◆ WHAT IS REQUIRED: Retype all the entries word for word, but omit the pictures.
--- START OF DATASET EXCERPTS ---
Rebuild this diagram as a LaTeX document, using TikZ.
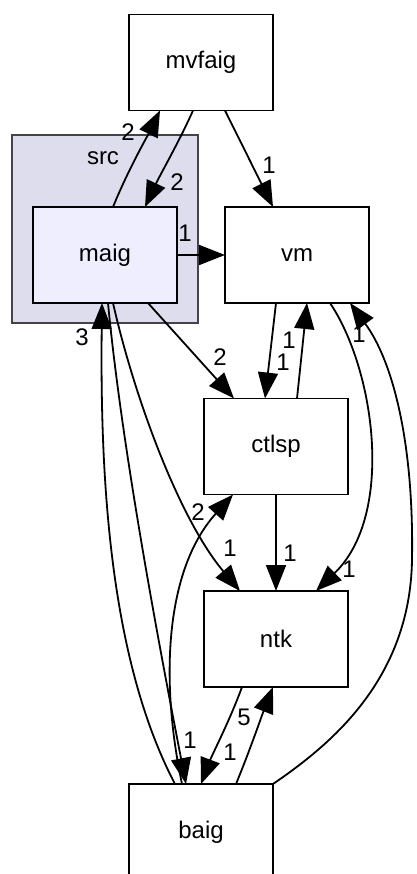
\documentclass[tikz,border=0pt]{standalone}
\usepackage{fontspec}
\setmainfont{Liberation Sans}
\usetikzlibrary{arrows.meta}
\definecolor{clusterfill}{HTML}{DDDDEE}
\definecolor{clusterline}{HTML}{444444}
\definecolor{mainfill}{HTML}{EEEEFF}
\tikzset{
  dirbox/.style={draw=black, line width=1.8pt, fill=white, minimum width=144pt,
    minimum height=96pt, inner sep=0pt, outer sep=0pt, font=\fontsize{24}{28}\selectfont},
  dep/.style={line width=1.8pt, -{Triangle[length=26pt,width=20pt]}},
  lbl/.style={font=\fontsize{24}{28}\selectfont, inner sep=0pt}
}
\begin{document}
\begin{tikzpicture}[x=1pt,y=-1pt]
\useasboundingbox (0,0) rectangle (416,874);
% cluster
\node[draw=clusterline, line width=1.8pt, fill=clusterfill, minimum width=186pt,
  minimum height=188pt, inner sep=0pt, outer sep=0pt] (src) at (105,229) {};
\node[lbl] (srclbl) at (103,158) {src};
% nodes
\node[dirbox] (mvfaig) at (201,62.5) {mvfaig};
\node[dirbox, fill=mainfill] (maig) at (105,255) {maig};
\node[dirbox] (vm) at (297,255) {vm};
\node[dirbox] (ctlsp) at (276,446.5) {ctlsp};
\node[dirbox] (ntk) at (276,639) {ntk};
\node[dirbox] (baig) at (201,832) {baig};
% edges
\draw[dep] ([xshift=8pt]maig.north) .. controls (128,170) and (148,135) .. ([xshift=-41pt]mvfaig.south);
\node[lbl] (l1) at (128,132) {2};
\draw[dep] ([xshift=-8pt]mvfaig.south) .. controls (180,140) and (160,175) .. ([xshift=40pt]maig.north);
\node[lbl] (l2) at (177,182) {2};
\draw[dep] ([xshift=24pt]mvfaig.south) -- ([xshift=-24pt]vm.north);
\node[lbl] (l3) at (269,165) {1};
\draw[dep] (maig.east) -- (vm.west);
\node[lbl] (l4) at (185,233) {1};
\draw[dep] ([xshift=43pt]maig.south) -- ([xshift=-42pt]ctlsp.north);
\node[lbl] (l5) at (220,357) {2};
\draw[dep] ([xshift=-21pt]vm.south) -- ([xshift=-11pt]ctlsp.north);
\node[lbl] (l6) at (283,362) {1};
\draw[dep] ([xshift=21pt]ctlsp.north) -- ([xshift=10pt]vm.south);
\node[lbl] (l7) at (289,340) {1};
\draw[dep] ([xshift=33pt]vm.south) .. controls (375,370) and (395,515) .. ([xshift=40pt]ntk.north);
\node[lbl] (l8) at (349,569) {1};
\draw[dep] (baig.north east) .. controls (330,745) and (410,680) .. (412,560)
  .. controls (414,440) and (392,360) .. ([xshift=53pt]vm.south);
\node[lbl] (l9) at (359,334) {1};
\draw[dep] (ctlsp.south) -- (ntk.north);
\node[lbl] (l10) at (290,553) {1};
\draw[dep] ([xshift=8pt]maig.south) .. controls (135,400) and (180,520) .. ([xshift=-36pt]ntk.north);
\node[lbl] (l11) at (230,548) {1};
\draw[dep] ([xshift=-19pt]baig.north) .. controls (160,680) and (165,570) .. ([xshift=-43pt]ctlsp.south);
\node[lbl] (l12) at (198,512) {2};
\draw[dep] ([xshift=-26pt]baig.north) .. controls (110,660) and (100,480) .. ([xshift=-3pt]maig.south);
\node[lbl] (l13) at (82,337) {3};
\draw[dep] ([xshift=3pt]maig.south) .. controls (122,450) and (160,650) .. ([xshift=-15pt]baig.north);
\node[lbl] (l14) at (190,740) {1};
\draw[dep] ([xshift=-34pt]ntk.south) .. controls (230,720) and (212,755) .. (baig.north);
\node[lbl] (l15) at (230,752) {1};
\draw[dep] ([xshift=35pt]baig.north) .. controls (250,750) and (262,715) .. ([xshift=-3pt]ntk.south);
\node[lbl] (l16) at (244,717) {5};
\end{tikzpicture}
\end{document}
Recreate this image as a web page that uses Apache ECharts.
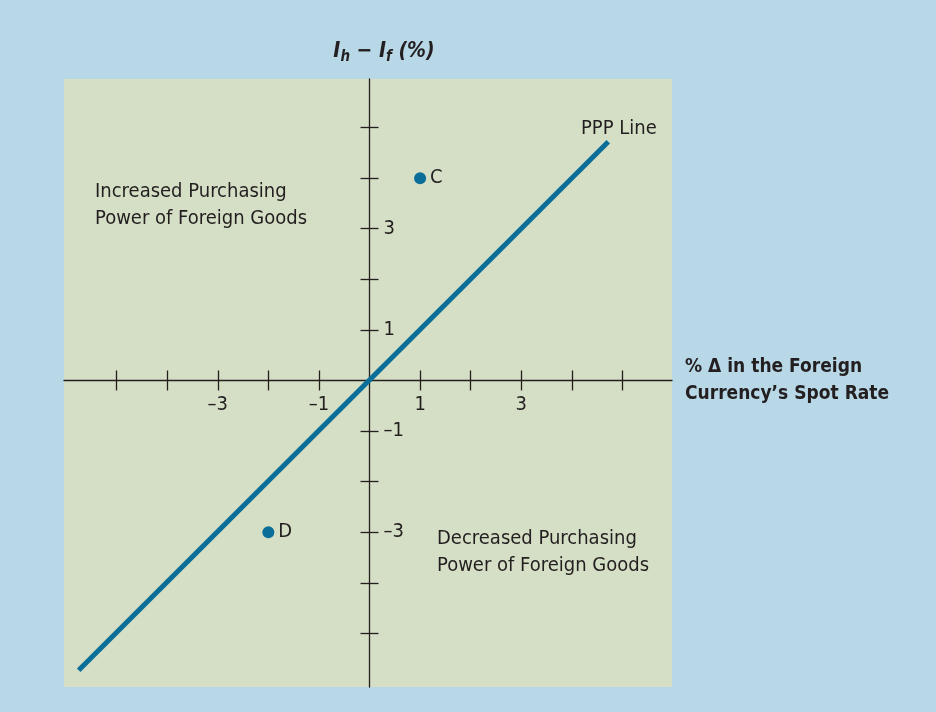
--- END OF DATASET EXCERPTS ---
◆ EXERCISE ANSWER:
Rebuild this diagram as a LaTeX document, using TikZ.
\documentclass[tikz,border=0pt]{standalone}
\usepackage{fontspec}
\setmainfont{Liberation Sans}
\usetikzlibrary{arrows.meta}
\definecolor{clusterfill}{HTML}{DDDDEE}
\definecolor{clusterline}{HTML}{444444}
\definecolor{mainfill}{HTML}{EEEEFF}
\tikzset{
  dirbox/.style={draw=black, line width=1.8pt, fill=white, minimum width=144pt,
    minimum height=96pt, inner sep=0pt, outer sep=0pt, font=\fontsize{24}{28}\selectfont},
  dep/.style={line width=1.8pt, -{Triangle[length=26pt,width=20pt]}},
  lbl/.style={font=\fontsize{24}{28}\selectfont, inner sep=0pt}
}
\begin{document}
\begin{tikzpicture}[x=1pt,y=-1pt]
\useasboundingbox (0,0) rectangle (416,874);
% cluster
\node[draw=clusterline, line width=1.8pt, fill=clusterfill, minimum width=186pt,
  minimum height=188pt, inner sep=0pt, outer sep=0pt] (src) at (105,229) {};
\node[lbl] (srclbl) at (103,158) {src};
% nodes
\node[dirbox] (mvfaig) at (201,62.5) {mvfaig};
\node[dirbox, fill=mainfill] (maig) at (105,255) {maig};
\node[dirbox] (vm) at (297,255) {vm};
\node[dirbox] (ctlsp) at (276,446.5) {ctlsp};
\node[dirbox] (ntk) at (276,639) {ntk};
\node[dirbox] (baig) at (201,832) {baig};
% edges
\draw[dep] ([xshift=8pt]maig.north) .. controls (128,170) and (148,135) .. ([xshift=-41pt]mvfaig.south);
\node[lbl] (l1) at (128,132) {2};
\draw[dep] ([xshift=-8pt]mvfaig.south) .. controls (180,140) and (160,175) .. ([xshift=40pt]maig.north);
\node[lbl] (l2) at (177,182) {2};
\draw[dep] ([xshift=24pt]mvfaig.south) -- ([xshift=-24pt]vm.north);
\node[lbl] (l3) at (269,165) {1};
\draw[dep] (maig.east) -- (vm.west);
\node[lbl] (l4) at (185,233) {1};
\draw[dep] ([xshift=43pt]maig.south) -- ([xshift=-42pt]ctlsp.north);
\node[lbl] (l5) at (220,357) {2};
\draw[dep] ([xshift=-21pt]vm.south) -- ([xshift=-11pt]ctlsp.north);
\node[lbl] (l6) at (283,362) {1};
\draw[dep] ([xshift=21pt]ctlsp.north) -- ([xshift=10pt]vm.south);
\node[lbl] (l7) at (289,340) {1};
\draw[dep] ([xshift=33pt]vm.south) .. controls (375,370) and (395,515) .. ([xshift=40pt]ntk.north);
\node[lbl] (l8) at (349,569) {1};
\draw[dep] (baig.north east) .. controls (330,745) and (410,680) .. (412,560)
  .. controls (414,440) and (392,360) .. ([xshift=53pt]vm.south);
\node[lbl] (l9) at (359,334) {1};
\draw[dep] (ctlsp.south) -- (ntk.north);
\node[lbl] (l10) at (290,553) {1};
\draw[dep] ([xshift=8pt]maig.south) .. controls (135,400) and (180,520) .. ([xshift=-36pt]ntk.north);
\node[lbl] (l11) at (230,548) {1};
\draw[dep] ([xshift=-19pt]baig.north) .. controls (160,680) and (165,570) .. ([xshift=-43pt]ctlsp.south);
\node[lbl] (l12) at (198,512) {2};
\draw[dep] ([xshift=-26pt]baig.north) .. controls (110,660) and (100,480) .. ([xshift=-3pt]maig.south);
\node[lbl] (l13) at (82,337) {3};
\draw[dep] ([xshift=3pt]maig.south) .. controls (122,450) and (160,650) .. ([xshift=-15pt]baig.north);
\node[lbl] (l14) at (190,740) {1};
\draw[dep] ([xshift=-34pt]ntk.south) .. controls (230,720) and (212,755) .. (baig.north);
\node[lbl] (l15) at (230,752) {1};
\draw[dep] ([xshift=35pt]baig.north) .. controls (250,750) and (262,715) .. ([xshift=-3pt]ntk.south);
\node[lbl] (l16) at (244,717) {5};
\end{tikzpicture}
\end{document}
Recreate this image as a web page that uses Apache ECharts.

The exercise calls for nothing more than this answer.